Oleh:
KOMPAS.com -
Di tengah ketidakpastian kabar kondisi keluarga korban hilangnya pesawat AirAsia QZ 8501, banyak pihak terus terjaga dan mencari. Gelombang tinggi, hujan deras, dingin angin malam, dan pakaian yang terus basah seperti bukan masalah. Semua demi sebuah kepastian yang sangat berharga dan ditunggu-tunggu.

Pagi beranjak siang, Jumat (2/1/2015). Dua puluh enam menit sebelum pukul 08.00 adalah waktu pergantian jaga di KRI Bung Tomo-357. Kru kapal penjaga side scan sonar (SSS), peranti pengindera bawah air, masih setia bekerja meski telah bertugas sejak pukul 18.00, sehari sebelumnya.

Tak jauh dari sana, berbatas pintu buritan, air laut sesekali membasahi kaki petugas lain. Gelombang selalu tinggi, dari 2 meter hingga 4 meter sehingga air naik ke buritan kapal buatan Inggris tersebut.

Petugas itu bertugas menjaga kawat tembaga yang mengikat alat khusus yang diturunkan pada kedalaman Laut Jawa, sekitar 180 kilometer dari Teluk Kumai.

Kelelahan mereka terbayar.

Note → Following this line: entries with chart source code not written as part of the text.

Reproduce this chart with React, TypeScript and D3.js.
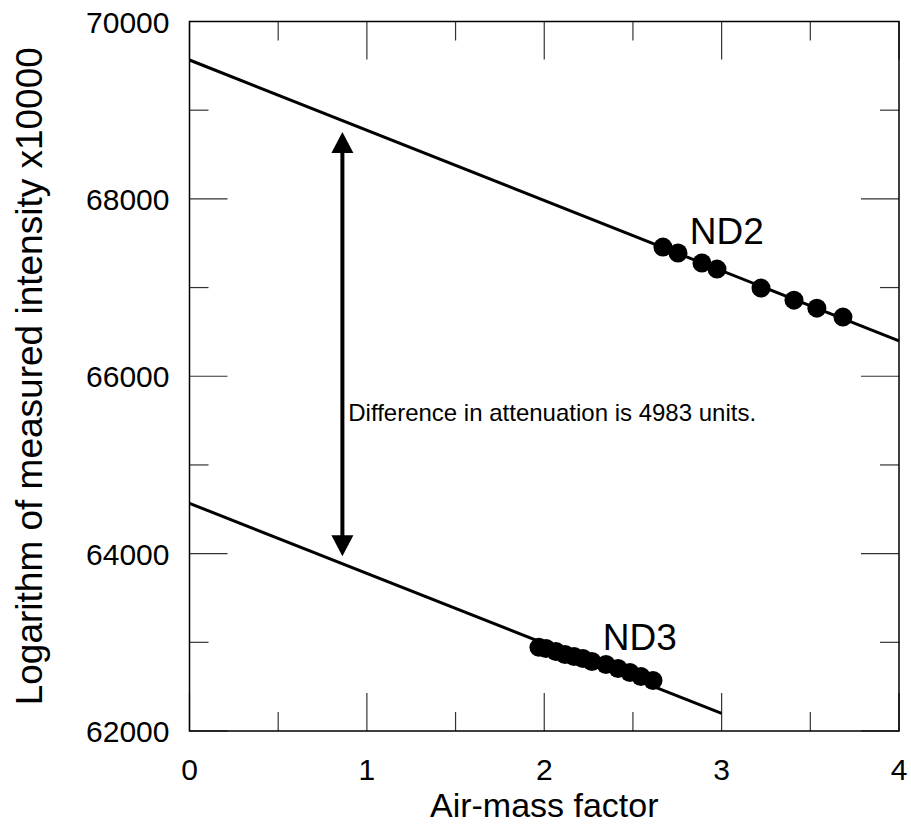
import React from "react";
import * as d3 from "d3";

// ---- data ----
const nd2X = [2.669, 2.754, 2.889, 2.974, 3.222, 3.408, 3.537, 3.684];
const nd2Y = [67456, 67389, 67276, 67208, 66994, 66858, 66768, 66667];
const nd3X = [1.97, 2.01, 2.066, 2.117, 2.168, 2.218, 2.269, 2.348, 2.416, 2.483, 2.545, 2.613];
const nd3Y = [62943, 62931, 62897, 62863, 62840, 62818, 62784, 62750, 62705, 62660, 62614, 62569];
const nd2Fit = [[0, 69566], [4, 66398]];
const nd3Fit = [[0, 64567], [3, 62198]];
const arrowX = 0.862;
const arrowY = [68753, 63969];
const xMajor = [0, 1, 2, 3, 4];
const xMinor = [0.5, 1.5, 2.5, 3.5];
const yMajor = [62000, 64000, 66000, 68000, 70000];
const yMinor = [63000, 65000, 67000, 69000];
const annotation = "Difference in attenuation is 4983 units.";

const W = 911, H = 825;
const L = 189.5, R = 899, T = 21.5, B = 731;
const FONT = "'Liberation Sans', Arial, Helvetica, sans-serif";

export default function App() {
  const x = d3.scaleLinear().domain([0, 4]).range([L, R]);
  const y = d3.scaleLinear().domain([62000, 70000]).range([B, T]);
  const line = d3.line<number[]>().x(d => x(d[0])).y(d => y(d[1]));
  const ax = x(arrowX);
  const yTop = y(arrowY[0]);
  const yBot = y(arrowY[1]);
  const hl = 21, hw = 11;
  const tickC = "#333";
  return (
    <svg width={W} height={H} style={{ position: "absolute", left: 0, top: 0, background: "#fff" }} fontFamily={FONT}>
      <rect x={0} y={0} width={W} height={H} fill="#fff" />
      {/* ticks */}
      {xMajor.map(v => (
        <g key={"xm" + v}>
          <line x1={x(v)} x2={x(v)} y1={B} y2={B - 38} stroke={tickC} strokeWidth={1.2} />
          <line x1={x(v)} x2={x(v)} y1={T} y2={T + 38} stroke={tickC} strokeWidth={1.2} />
          <text x={x(v)} y={B + 49} fontSize={30} textAnchor="middle">{v}</text>
        </g>
      ))}
      {xMinor.map(v => (
        <g key={"xn" + v}>
          <line x1={x(v)} x2={x(v)} y1={B} y2={B - 19} stroke={tickC} strokeWidth={1.2} />
          <line x1={x(v)} x2={x(v)} y1={T} y2={T + 19} stroke={tickC} strokeWidth={1.2} />
        </g>
      ))}
      {yMajor.map(v => (
        <g key={"ym" + v}>
          <line x1={L} x2={L + 38} y1={y(v)} y2={y(v)} stroke={tickC} strokeWidth={1.2} />
          <line x1={R} x2={R - 38} y1={y(v)} y2={y(v)} stroke={tickC} strokeWidth={1.2} />
          <text x={L - 20} y={y(v) + 11} fontSize={30} textAnchor="end">{v}</text>
        </g>
      ))}
      {yMinor.map(v => (
        <g key={"yn" + v}>
          <line x1={L} x2={L + 19} y1={y(v)} y2={y(v)} stroke={tickC} strokeWidth={1.2} />
          <line x1={R} x2={R - 19} y1={y(v)} y2={y(v)} stroke={tickC} strokeWidth={1.2} />
        </g>
      ))}
      <rect x={L} y={T} width={R - L} height={B - T} fill="none" stroke="#000" strokeWidth={1.5} />
      {/* fit lines */}
      <path d={line(nd2Fit as number[][]) || ""} stroke="#000" strokeWidth={3} fill="none" />
      <path d={line(nd3Fit as number[][]) || ""} stroke="#000" strokeWidth={3} fill="none" />
      {/* points */}
      {nd2X.map((v, i) => <circle key={"a" + i} cx={x(v)} cy={y(nd2Y[i])} r={9.5} fill="#000" />)}
      {nd3X.map((v, i) => <circle key={"b" + i} cx={x(v)} cy={y(nd3Y[i])} r={9.5} fill="#000" />)}
      {/* arrow */}
      <line x1={ax} x2={ax} y1={yTop + hl - 2} y2={yBot - hl + 2} stroke="#000" strokeWidth={4} />
      <polygon points={`${ax},${yTop} ${ax - hw},${yTop + hl} ${ax + hw},${yTop + hl}`} fill="#000" />
      <polygon points={`${ax},${yBot} ${ax - hw},${yBot - hl} ${ax + hw},${yBot - hl}`} fill="#000" />
      {/* labels */}
      <text x={x(2.82)} y={y(67490)} fontSize={37}>ND2</text>
      <text x={x(2.33)} y={y(62915)} fontSize={37}>ND3</text>
      <text x={x(0.895)} y={y(65490)} fontSize={24}>{annotation}</text>
      <text x={(L + R) / 2} y={817} fontSize={34} textAnchor="middle">Air-mass factor</text>
      <text transform={`translate(42,${(T + B) / 2}) rotate(-90)`} fontSize={37} textAnchor="middle">Logarithm of measured intensity x10000</text>
    </svg>
  );
}
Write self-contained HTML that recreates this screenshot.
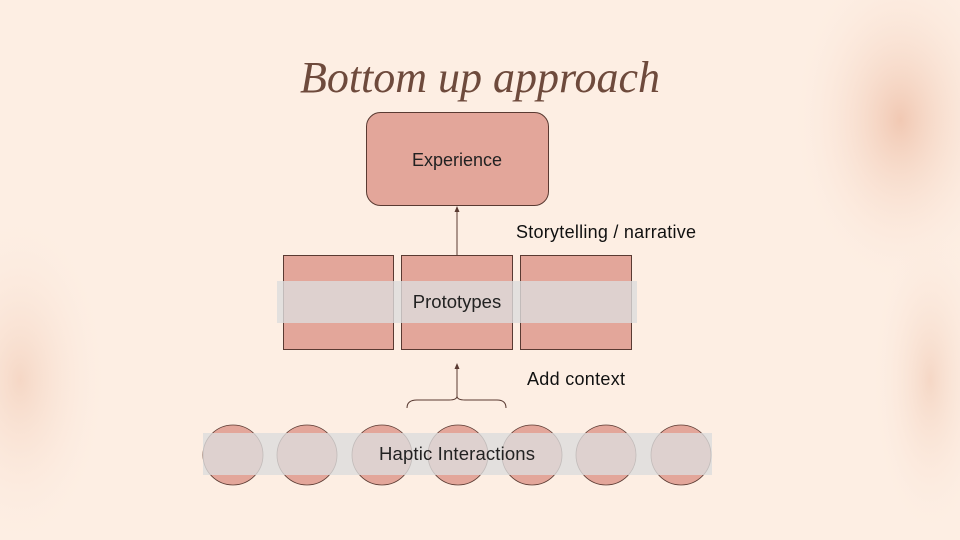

Layar laptop menunjukkan hasil penginderaan bawah laut. Sebuah obyek cukup besar terlihat jelas. Lebih besar dari beberapa obyek sebelumnya. Eureka!

Yang paling menggembirakan, obyek itu menyerupai ekor dari pesawat. Titik terang pencarian pesawat yang hilang enam hari terakhir pun mulai tampak.

Petugas dari Dinas Hidro Oseanografi TNI AL itu segera melapor ke anjungan. Kolonel Laut (P) Yayan Sofian, komandan KRI Bung Tomo-357, segera menindaklanjuti hal itu. ”Obyek memiliki panjang 7 meter. Bentuknya sangat mirip ekor pesawat,” kata Yayan.

Untuk lebih memastikan, sensor magnet dioperasikan pada obyek tersebut. Itu untuk mengetahui apakah benda tersebut memang terbuat dari besi atau hanya karang. ”Hasil yang kami dapat, obyek tersebut terbuat dari besi,” kata Yayan.

Temuan itu merupakan kabar besar dalam operasi pencarian pesawat AirAsia yang masih hilang di sekitar Laut Jawa. Pesawat yang membawa 162 penumpang dan awak itu belum ditemukan jejaknya selama lima hari pencarian.

Selain itu, dengan memakai alat yang sama, awak KRI Bung Tomo juga menemukan obyek serupa tabung. Obyek tersebut berukuran 5 meter di kedalaman 26 meter.

Mengangkat jenazah

Sejak dinyatakan hilang pada Minggu (28/12/2014), sejumlah temuan telah diperoleh tim KRI Bung Tomo. Selain barang-barang serpihan atau bagian pesawat, puluhan jenazah mengambang juga telah diangkat dari lautan. Namun, pengangkatan jenazah itu tidak semudah dibayangkan. Tim evakuasi harus menghadapi gelombang 3-4 meter.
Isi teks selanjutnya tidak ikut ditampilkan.